For all intents and purposes, Ultra-Orthodox (or Haredi) Jews have been exempt from national mandatory military service since Israel’s founding. Ultra-Orthodox Jews view religious study as fundamental to the preservation of Judaism, as important to Israel’s defense as the military.

Haredi parties have been staunchly opposed to efforts to get young ultra-Orthodox men to serve in the military. Netanyahu’s fragile government coalition relies on two Haredi parties – United Torah Judaism and Shas – to govern. He has for weeks been trying to advance legislation through Israel’s parliament, the Knesset, that would enshrine in law a draft exemption for Haredi men.

Netanyahu’s defense minister, Yoav Gallant, has publicly criticized Netanyahu’s attempt to exempt Haredi Jews.

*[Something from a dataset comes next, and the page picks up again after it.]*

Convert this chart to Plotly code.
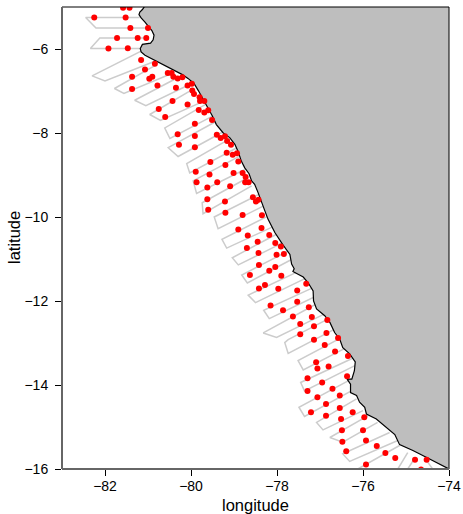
import plotly.graph_objects as go

coast_lon = [-81.09,-81.09,-81.13,-81.19,-81.21,-81.16,-81.07,-80.99,-80.91,-80.86,-80.88,-80.94,-81.05,-81.13,-81.18,-81.16,-81.07,-80.96,-80.80,-80.61,-80.38,-80.20,-80.07,-79.93,-79.83,-79.76,-79.66,-79.59,-79.50,-79.41,-79.25,-79.10,-78.98,-78.90,-78.83,-78.75,-78.65,-78.59,-78.52,-78.44,-78.36,-78.28,-78.21,-78.05,-77.87,-77.70,-77.66,-77.60,-77.63,-77.39,-77.28,-77.16,-77.15,-77.08,-76.89,-76.77,-76.66,-76.54,-76.47,-76.31,-76.18,-76.20,-76.26,-76.37,-76.29,-76.29,-76.15,-76.08,-75.96,-75.92,-75.69,-75.46,-75.26,-75.15,-74.84,-74.53,-74.22,-74.00]
coast_lat = [-4.90,-5.00,-5.06,-5.12,-5.18,-5.26,-5.36,-5.46,-5.56,-5.67,-5.78,-5.86,-5.87,-5.89,-5.99,-6.07,-6.15,-6.21,-6.29,-6.39,-6.51,-6.61,-6.70,-6.82,-6.99,-7.12,-7.27,-7.42,-7.60,-7.80,-8.00,-8.11,-8.27,-8.45,-8.67,-8.83,-8.97,-9.14,-9.22,-9.42,-9.66,-9.86,-10.05,-10.37,-10.65,-10.89,-11.12,-11.23,-11.30,-11.43,-11.56,-11.76,-12.00,-12.19,-12.35,-12.51,-12.75,-12.91,-13.11,-13.26,-13.45,-13.66,-13.86,-13.86,-13.98,-14.18,-14.25,-14.41,-14.53,-14.69,-14.81,-15.01,-15.18,-15.42,-15.56,-15.72,-15.88,-16.00]
land_lon = coast_lon + [-74.00, -74.00]
land_lat = coast_lat + [-16.00, -4.90]

block_lon = [
 [-81.19,-82.45,-82.21,-81.00], [-81.04,-82.12,-82.34,-81.18], [-81.16,-82.30,-82.00,-80.84],
 [-80.80,-81.78,-81.56,-80.42], [-80.38,-81.31,-81.05,-79.96], [-79.96,-80.96,-80.71,-79.70],
 [-79.66,-80.61,-80.49,-79.50], [-79.41,-80.53,-80.30,-79.25], [-79.10,-80.10,-80.03,-78.91],
 [-78.87,-79.95,-79.87,-78.75], [-78.67,-79.74,-79.72,-78.59], [-78.40,-79.46,-79.37,-78.32],
 [-78.21,-79.28,-79.17,-78.05], [-78.01,-79.04,-78.90,-77.86], [-77.74,-78.82,-78.69,-77.64],
 [-77.55,-78.67,-78.50,-77.28], [-77.16,-78.31,-78.18,-77.12], [-77.12,-78.32,-78.01,-76.82],
 [-76.66,-77.74,-77.82,-77.74,-76.58], [-76.50,-77.51,-77.39,-76.31], [-76.19,-77.45,-77.36,-76.19],
 [-76.27,-77.49,-77.36,-76.27], [-76.15,-77.08,-76.93,-76.00], [-75.88,-76.77,-76.47,-75.66],
 [-75.38,-76.47,-76.31,-75.19], [-75.15,-76.12], [-74.96,-75.19], [-74.80,-74.96], [-74.52,-74.38],
]
block_lat = [
 [-5.25,-5.25,-5.50,-5.50], [-5.74,-5.74,-5.99,-5.99], [-6.05,-6.64,-6.76,-6.29],
 [-6.37,-6.94,-7.06,-6.57], [-6.72,-7.22,-7.35,-6.81], [-6.96,-7.56,-7.70,-7.24],
 [-7.32,-7.88,-8.13,-7.60], [-7.72,-8.35,-8.56,-7.97], [-8.14,-8.73,-8.95,-8.34],
 [-8.55,-9.14,-9.44,-8.87], [-9.06,-9.66,-9.92,-9.26], [-9.45,-10.00,-10.28,-9.74],
 [-9.98,-10.53,-10.74,-10.21], [-10.41,-10.97,-11.14,-10.61], [-10.81,-11.38,-11.57,-11.00],
 [-11.32,-11.86,-12.04,-11.43], [-11.68,-12.22,-12.42,-11.90], [-12.09,-12.76,-12.87,-12.27],
 [-12.35,-12.92,-12.99,-13.25,-12.63], [-12.87,-13.42,-13.64,-13.07], [-13.34,-13.94,-14.14,-13.54],
 [-13.86,-14.53,-14.75,-14.14], [-14.33,-14.89,-15.07,-14.61], [-14.73,-15.25,-15.36,-14.89],
 [-15.13,-15.64,-15.82,-15.32], [-15.44,-16.00], [-15.61,-16.00], [-15.75,-16.00], [-15.80,-16.00],
]

station_lon = [-81.58,-81.43,-82.25,-81.52,-81.41,-81.00,-81.72,-81.24,-81.04,-81.92,-81.47,-81.16,-80.84,-81.07,-81.37,-80.97,-80.90,-80.54,-80.45,-80.41,-80.31,-80.20,-81.37,-80.78,-80.35,-80.08,-79.98,-79.97,-79.93,-79.80,-79.79,-79.69,-80.43,-80.08,-80.75,-79.82,-79.69,-79.60,-80.60,-79.51,-79.91,-80.31,-79.91,-79.40,-79.31,-79.21,-79.16,-79.07,-80.28,-79.91,-79.17,-79.03,-78.93,-79.55,-79.20,-78.90,-79.89,-79.57,-79.01,-78.80,-78.73,-78.74,-78.66,-79.39,-79.87,-79.62,-79.09,-79.62,-79.21,-78.56,-78.49,-78.43,-79.60,-79.20,-78.80,-78.35,-78.90,-78.36,-78.68,-78.18,-78.45,-78.04,-78.70,-77.91,-78.43,-78.01,-77.84,-78.42,-78.04,-78.18,-78.63,-77.90,-78.42,-78.28,-77.97,-77.32,-77.53,-77.53,-78.15,-77.26,-77.86,-77.63,-77.19,-76.83,-77.46,-77.14,-77.46,-76.85,-77.14,-76.58,-76.89,-76.65,-76.35,-77.09,-77.06,-76.80,-76.37,-77.29,-76.95,-76.71,-77.29,-76.54,-77.06,-76.86,-76.54,-77.21,-76.24,-76.86,-75.97,-76.51,-76.49,-76.00,-76.48,-75.93,-75.68,-76.39,-75.48,-75.25,-74.79,-74.52,-75.93,-74.65]
station_lat = [-5.02,-5.02,-5.25,-5.25,-5.50,-5.50,-5.74,-5.74,-5.74,-5.99,-5.98,-6.26,-6.35,-6.49,-6.66,-6.71,-6.66,-6.57,-6.57,-6.66,-6.70,-6.67,-6.95,-6.87,-6.92,-6.87,-6.83,-6.99,-7.07,-7.15,-7.24,-7.24,-7.24,-7.32,-7.43,-7.45,-7.51,-7.46,-7.62,-7.69,-7.78,-8.03,-8.07,-8.04,-8.12,-8.08,-8.19,-8.28,-8.28,-8.34,-8.47,-8.52,-8.48,-8.69,-8.76,-8.68,-8.92,-8.99,-8.95,-8.95,-9.05,-9.17,-9.17,-9.17,-9.17,-9.30,-9.27,-9.58,-9.63,-9.53,-9.63,-9.59,-9.83,-9.90,-9.95,-9.96,-10.30,-10.26,-10.44,-10.43,-10.59,-10.62,-10.74,-10.70,-10.86,-10.90,-10.88,-11.14,-11.19,-11.28,-11.38,-11.40,-11.70,-11.62,-11.71,-11.59,-11.75,-12.02,-12.11,-12.15,-12.22,-12.37,-12.38,-12.45,-12.55,-12.60,-12.79,-12.76,-12.92,-12.88,-13.05,-13.20,-13.31,-13.46,-13.61,-13.56,-13.79,-13.84,-13.94,-14.09,-14.14,-14.25,-14.29,-14.45,-14.55,-14.65,-14.65,-14.73,-14.77,-14.81,-15.08,-15.08,-15.35,-15.32,-15.45,-15.58,-15.62,-15.74,-15.78,-15.78,-15.89,-16.01]

x_ticks = [-82, -80, -78, -76, -74]
y_ticks = [-16, -14, -12, -10, -8, -6]
x_labels = ["\u221282", "\u221280", "\u221278", "\u221276", "\u221274"]
y_labels = ["\u221216", "\u221214", "\u221212", "\u221210", "\u22128", "\u22126"]

fig = go.Figure()
for lo, la in zip(block_lon, block_lat):
    fig.add_trace(go.Scatter(x=lo, y=la, mode="lines", line=dict(color="#cccccc", width=1.5), hoverinfo="skip"))
fig.add_trace(go.Scatter(x=land_lon, y=land_lat, mode="lines", fill="toself", fillcolor="#bebebe",
                         line=dict(color="rgba(0,0,0,0)", width=0), hoverinfo="skip"))
fig.add_trace(go.Scatter(x=coast_lon, y=coast_lat, mode="lines", line=dict(color="black", width=1.2), hoverinfo="skip"))
fig.add_trace(go.Scatter(x=station_lon, y=station_lat, mode="markers",
                         marker=dict(color="#ff0000", size=6, line=dict(width=0))))

font = dict(family="Liberation Sans, Arial, sans-serif", size=14, color="black")
fig.update_layout(
    width=463, height=514, autosize=False, showlegend=False,
    margin=dict(l=62, r=13.5, t=6.5, b=45, autoexpand=False),
    plot_bgcolor="white", paper_bgcolor="white", font=font,
    xaxis=dict(range=[-83, -74], tickvals=x_ticks, ticktext=x_labels, ticks="outside", ticklen=6,
               tickwidth=1, tickcolor="black", showgrid=False, zeroline=False, showline=False,
               automargin=False, ticklabelstandoff=-2),
    yaxis=dict(range=[-16, -5], tickvals=y_ticks, ticktext=y_labels, ticks="outside", ticklen=6,
               tickwidth=1, tickcolor="black", showgrid=False, zeroline=False, showline=False,
               automargin=False, ticklabelstandoff=4),
    annotations=[
        dict(text="longitude", xref="paper", yref="paper", x=0.5, y=0, yshift=-36, yanchor="middle",
             showarrow=False, font=dict(size=16.5)),
        dict(text="latitude", xref="paper", yref="paper", x=0, y=0.5, xshift=-48, xanchor="center",
             textangle=-90, showarrow=False, font=dict(size=16.5)),
    ],
    shapes=[
        dict(type="line", xref="paper", yref="paper", x0=0, x1=1, y0=1, y1=1, line=dict(color="black", width=1)),
        dict(type="line", xref="paper", yref="paper", x0=1, x1=1, y0=0, y1=1, line=dict(color="black", width=1)),
        dict(type="line", xref="paper", yref="paper", x0=0, x1=1, y0=0, y1=0, line=dict(color="#666666", width=2)),
        dict(type="line", xref="paper", yref="paper", x0=0, x1=0, y0=0, y1=1, line=dict(color="#666666", width=2)),
    ],
)
fig.write_html("out.html", config=dict(displayModeBar=False),
               post_script="document.body.style.margin='0';document.documentElement.style.overflow='hidden';")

This is not the first time the Supreme Court has struck down the Haredi exemption. In 1998, the court told the government that allowing Haredim to get out of conscription violated equal protection principles. In the decades since, successive governments and Knessets have tried to solve the issue, only to be told again and again by the court that their efforts were illegal.

In a February poll conducted by the Israel Democracy Institute, 64% of Israeli respondents and 70% of Jewish Israeli respondents said that the Haredi exemption “should be changed.” The pollsters spoke with Israeli adults – 600 in Hebrew and 150 in Arabic.

This is a developing story and will be updated.